TO BE RIGHT AND ACKNOWLEDGED, OR TO WRONG AND ADMIT IT – WHICH IS MORE IMPORTANT?

by David Sisler

Augusta, Georgia, while if not "the scenic center of the South," is at least a place associated with thoughts of warm weather – we don't plant pansies until October and they bloom until spring. Alas, the weather has been anything but balmy the last few weeks, as anyone who lives close to one of the most famous golf courses in the world can tell you. The temperatures here have rivaled Moscow. And that, is brrrr cold!

I had gone outside around 5:30 a.m. to pick up the newspaper and an hour or so later, my son, Matthew, getting ready to drive to work, asked, "Dad, is there frost on the pumpkins?" Which is Sisler for, "Are the windows frosted over?" I don't know how it started, but, it's our way. When I replied in the affirmative, Matt headed out to start his truck and defrost the windows. He was back inside a few moments later with the announcement that his locks were frozen.

I filled a plastic pitcher with scalding hot water and we returned to the truck, inserted the key into the lock and then slowly poured the hot water over the key. The metal transmitted the heat into the lock and thawed it out. Chalk up another one for the resourcefulness of Dear Old Dad (it's important, every once in a while, to impress ‘em, even if they are all adults now).
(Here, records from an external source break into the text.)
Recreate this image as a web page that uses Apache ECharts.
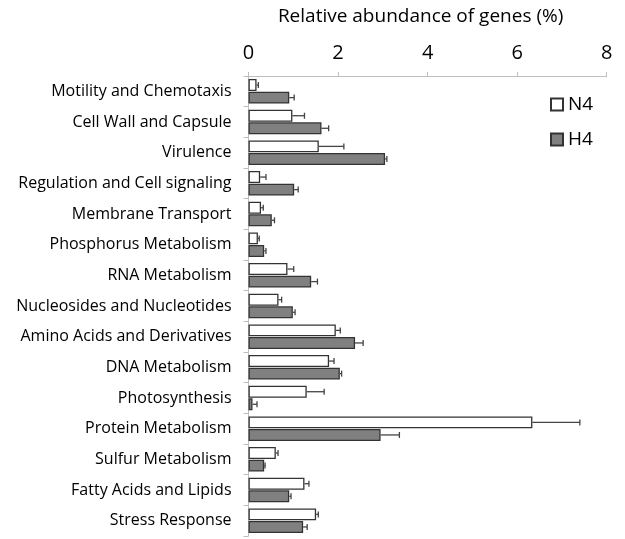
<!DOCTYPE html>
<html>
<head>
<meta charset="utf-8">
<script src="https://cdn.jsdelivr.net/npm/echarts@6/dist/echarts.min.js"></script>
<style>html,body{margin:0;padding:0;background:#fff}#c{width:625px;height:539px}</style>
</head>
<body>
<div id="c"></div>
<script>
const categories = ["Motility and Chemotaxis","Cell Wall and Capsule","Virulence","Regulation and Cell signaling","Membrane Transport","Phosphorus Metabolism","RNA Metabolism","Nucleosides and Nucleotides","Amino Acids and Derivatives","DNA Metabolism","Photosynthesis","Protein Metabolism","Sulfur Metabolism","Fatty Acids and Lipids","Stress Response"];
const n4 = [0.18,0.98,1.57,0.26,0.28,0.21,0.87,0.67,1.95,1.80,1.30,6.34,0.61,1.25,1.51];
const n4Err = [0.04,0.27,0.56,0.13,0.05,0.03,0.14,0.07,0.10,0.11,0.39,1.06,0.05,0.10,0.05];
const h4 = [0.91,1.63,3.05,1.02,0.52,0.35,1.40,0.99,2.38,2.04,0.09,2.95,0.35,0.91,1.22];
const h4Err = [0.11,0.16,0.04,0.09,0.06,0.04,0.14,0.05,0.18,0.04,0.10,0.42,0.02,0.04,0.09];
const xTicks = [0,2,4,6,8];

const chart = echarts.init(document.getElementById('c'));
const FONT = 'Open Sans';
const BAR_GAP = 0.05, CAT_GAP = 0.2;

function errSeries(vals, errs, sign) {
  return {
    type: 'custom',
    silent: true,
    z: 5,
    data: vals.map((v, i) => [v, i, errs[i]]),
    renderItem: function (params, api) {
      const v = api.value(0), idx = api.value(1), e = api.value(2);
      const bw = api.size([0, 1])[1];
      const w = bw * (1 - CAT_GAP) / (2 + BAR_GAP);
      const off = sign * (bw * (1 - CAT_GAP) / 2 - w / 2);
      const p0 = api.coord([v, idx]);
      const p1 = api.coord([v + e, idx]);
      const y = p0[1] + off;
      const style = { stroke: '#444', lineWidth: 1.3 };
      return {
        type: 'group',
        children: [
          { type: 'line', shape: { x1: p0[0], y1: y, x2: p1[0], y2: y }, style: style },
          { type: 'line', shape: { x1: p1[0], y1: y - 3, x2: p1[0], y2: y + 3 }, style: style }
        ]
      };
    }
  };
}

chart.setOption({
  animation: false,
  textStyle: { fontFamily: FONT },
  grid: { left: 248.5, right: 18.3, top: 76, bottom: 3 },
  legend: {
    orient: 'vertical', left: 545, top: 90, itemGap: 16,
    itemWidth: 12, itemHeight: 12, icon: 'rect',
    textStyle: { fontSize: 19, color: '#000', fontFamily: FONT },
    data: ['N4', 'H4']
  },
  xAxis: {
    type: 'value', position: 'top', min: xTicks[0], max: xTicks[xTicks.length - 1], interval: 2,
    name: 'Relative abundance of genes (%)', nameLocation: 'middle', nameGap: 50,
    nameTextStyle: { fontSize: 19, color: '#000', fontFamily: FONT, padding: [0, 14, 0, 0] },
    axisLine: { show: true, lineStyle: { color: '#bfbfbf', width: 1 } },
    axisTick: { show: true, length: 4, lineStyle: { color: '#bfbfbf' } },
    axisLabel: { fontSize: 20, color: '#000', margin: 13, fontFamily: FONT },
    splitLine: { show: false }
  },
  yAxis: {
    type: 'category', inverse: true, data: categories,
    axisLine: { show: true, lineStyle: { color: '#bfbfbf', width: 1 } },
    axisTick: { show: true, length: 5, lineStyle: { color: '#bfbfbf' } },
    axisLabel: { fontSize: 16, color: '#000', margin: 17, fontFamily: FONT }
  },
  series: [
    { name: 'N4', type: 'bar', data: n4, barGap: (BAR_GAP * 100) + '%', barCategoryGap: (CAT_GAP * 100) + '%',
      itemStyle: { color: '#ffffff', borderColor: '#333', borderWidth: 1.3 } },
    { name: 'H4', type: 'bar', data: h4, barGap: (BAR_GAP * 100) + '%', barCategoryGap: (CAT_GAP * 100) + '%',
      itemStyle: { color: '#808080', borderColor: '#333', borderWidth: 1.3 } },
    errSeries(n4, n4Err, -1),
    errSeries(h4, h4Err, 1)
  ]
});
</script>
</body>
</html>
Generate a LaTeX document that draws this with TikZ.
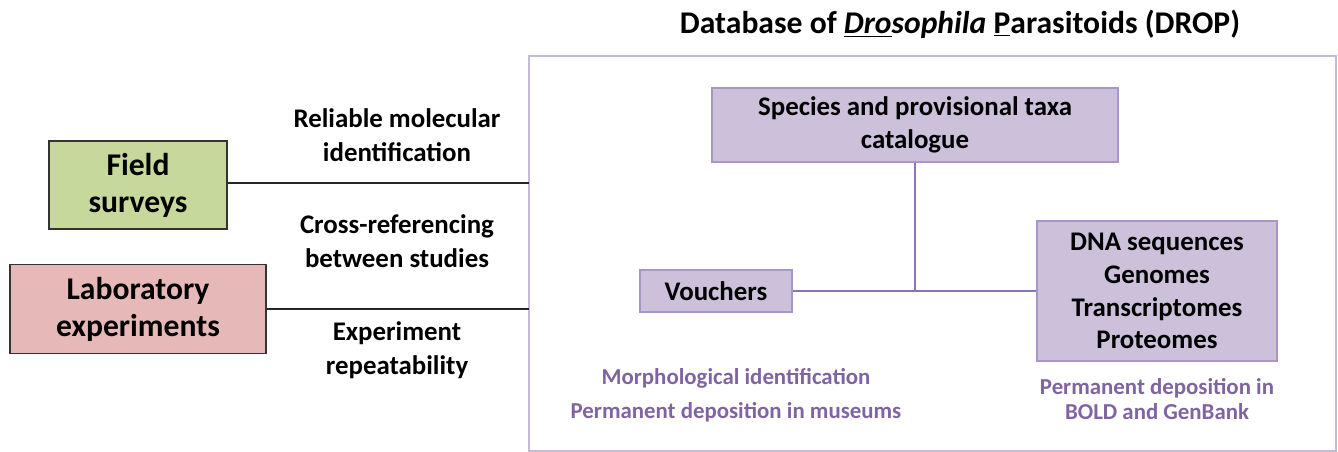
\documentclass[tikz,border=0pt]{standalone}
\usepackage{fontspec}
\setmainfont{Carlito}
\usetikzlibrary{positioning,calc}
\definecolor{fieldgreen}{HTML}{C6D89C}
\definecolor{labpink}{HTML}{E6B9B8}
\definecolor{lavender}{HTML}{CCC0DA}
\definecolor{lavedge}{HTML}{A996C8}
\definecolor{frameedge}{HTML}{C4BAD9}
\definecolor{purpletext}{HTML}{8064A2}
\definecolor{linkline}{HTML}{8A74B6}

\begin{document}
\begin{tikzpicture}[x=0.02cm, y=-0.02cm,
  src/.style={rectangle, draw=black!80, thick, fill=#1, align=center, font=\fontsize{18}{21}\selectfont\bfseries},
  dbbox/.style={rectangle, draw=lavedge, thick, fill=lavender, align=center, font=\fontsize{15.3}{18.7}\selectfont\bfseries},
  lbl/.style={align=center, font=\fontsize{15.3}{19.3}\selectfont\bfseries},
  note/.style={align=center, text=purpletext, font=\fontsize{13}{19.3}\selectfont\bfseries},
  link/.style={line width=1.4pt, black!85},
  tie/.style={line width=1.2pt, linkline}
]
  \useasboundingbox (0,0) rectangle (1338,452);

  % Title and database frame
  \node[font=\fontsize{18}{21}\selectfont\bfseries] (title) at (960,24) {Database of \underline{\itshape Dro}{\itshape sophila} \underline{P}arasitoids (DROP)};
  \draw[frameedge, line width=1.3pt] (529,56) rectangle (1336,451);
  \coordinate (fin) at (529,183);
  \coordinate (lin) at (529,309);

  % Sources
  \node[src=fieldgreen, minimum width=3.56cm, minimum height=1.76cm] (field) at (138,185) {Field\\surveys};
  \node[src=labpink, minimum width=5.12cm, minimum height=1.78cm] (lab) at (138,309) {Laboratory\\experiments};
  \draw[link] (field.east |- fin) -- (fin);
  \draw[link] (lab.east |- lin) -- (lin);

  % Benefits
  \node[lbl] (reliable) at (397,135) {Reliable molecular\\identification};
  \node[lbl] (crossref) at (397,241) {Cross-referencing\\between studies};
  \node[lbl] (repeat) at (397,350) {Experiment\\repeatability};

  % Database content
  \node[dbbox, minimum width=8.12cm, minimum height=1.48cm] (species) at (915,125) {Species and provisional taxa\\catalogue};
  \node[dbbox, minimum width=3.04cm, minimum height=0.84cm] (vouchers) at (716,291) {Vouchers};
  \node[dbbox, minimum width=4.8cm, minimum height=2.8cm] (dna) at (1157,291) {DNA sequences\\Genomes\\Transcriptomes\\Proteomes};
  \coordinate (hub) at (species.south |- vouchers.east);
  \draw[tie] (species.south) -- (hub);
  \draw[tie] (vouchers.east) -- (dna.west);

  % Deposition notes
  \node[note] (morpho) at (736,395) {Morphological identification\\Permanent deposition in museums};
  \node[note, font=\fontsize{13}{14.7}\selectfont\bfseries] (bold) at (1157,399) {Permanent deposition in\\BOLD and GenBank};
\end{tikzpicture}
\end{document}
Later, for no good reason that I can think of, I was wishing I had kept a list of all the times I had offered fatherly advice to one of my offspring and a child had later said, "Dad, do you remember when you said, ‘So-and-so.' Well, you were right." I wondered how large a compilation that would be. Then I wondered if it would be larger than the opposite list, where I had gone to one of my children and said, "Do you remember when I said, ‘So-and-so.' Well, I was wrong."

Then I wondered, to be right and have it acknowledged, or to be wrong and admit it, which is more important?

Noah was right.

Can you imagine being asked to build a three-story ship which would encompass more than 1.5 million cubic feet in a region where there were no large bodies of water and where it had never rained? Can you imagine the ridicule that would be heaped on the carpenter as he worked year after year on such a seemingly foolish project? Peter wrote, "God waited patiently in the days while the ark was being built" and that patience seems to have endured for 120 years.

Just 16 centuries after the creation of Adam and Eve the "heroes" of the day were men who lived in open disobedience of the Lord God Almighty. Moral distinctions were obliterated. Righteous living was mocked. God waited while Noah built. Then one morning it began to rain. Great underground streams burst their boundaries. The deluge continued for 40 days and lasted for the better part of a year.

Noah was right. When the water began to rise and the ark began to float that was acknowledged by everyone. But by then it was too late for those on the outside of the ark.

Lot was right.

Two men, whom the Bible identifies as angels, stopped one evening in Sodom and prepared to spend the night in the public square. Frightened by his certain knowledge that the visitors would fall prey to Sodom's perverts, Lot urged them to accept hospitality under his roof. The Sodomites encircled Lots house, howling for strange flesh only to be met by blindness – the first act of divine judgment on a deluded city.

Undaunted, the men of the city continued to stagger in darkness – now literal as well as moral. The angels directed Lot to give a warning to escape to his sons-in-law, but the young men thought he was joking. With dawn spreading its fingers of light across the sky, the fist of God was prepared to annihilate every living creature who remained unrepentant. With the morning sun still climbing in the sky, the cities of the plain were destroyed.

Lot was right, but only he and his daughters escaped with their lives. Remember Lot's wife never really believed what God's messengers had said.

David was wrong.

"There were two men in a certain town," the prophet Nathan told the king, "one rich and the other poor. The rich man had a very large number of sheep and cattle, but the poor man had nothing except one little ewe lamb he had bought. He raised it, and it grew up with him and his children. It shared his food, drank from his cup and even slept in his arms. It was like a daughter to him.

"Now a traveler came to the rich man, but the rich man refrained from taking one of his own sheep or cattle to prepare a meal for the traveler who had come to him. Instead, he took the ewe lamb that belonged to the poor man and prepared it for the one who had come to him."

Incensed at the outrage, David said to Nathan, "As surely as the LORD lives, the man who did this deserves to die!"

Nathan said to David, "You are the man!"

Then David said to Nathan, "I have sinned against the LORD. Have mercy on me, O God, according to your unfailing love; according to your great compassion blot out my transgressions. Wash away all my iniquity and cleanse me from my sin. For I know my transgressions, and my sin is always before me. Against you, you only, have I sinned and done what is evil in your sight."

After David repented, and only then, Nathan said, "The LORD has put away your sin."

To be right and have it acknowledged, or to be wrong and admit it, which is more important?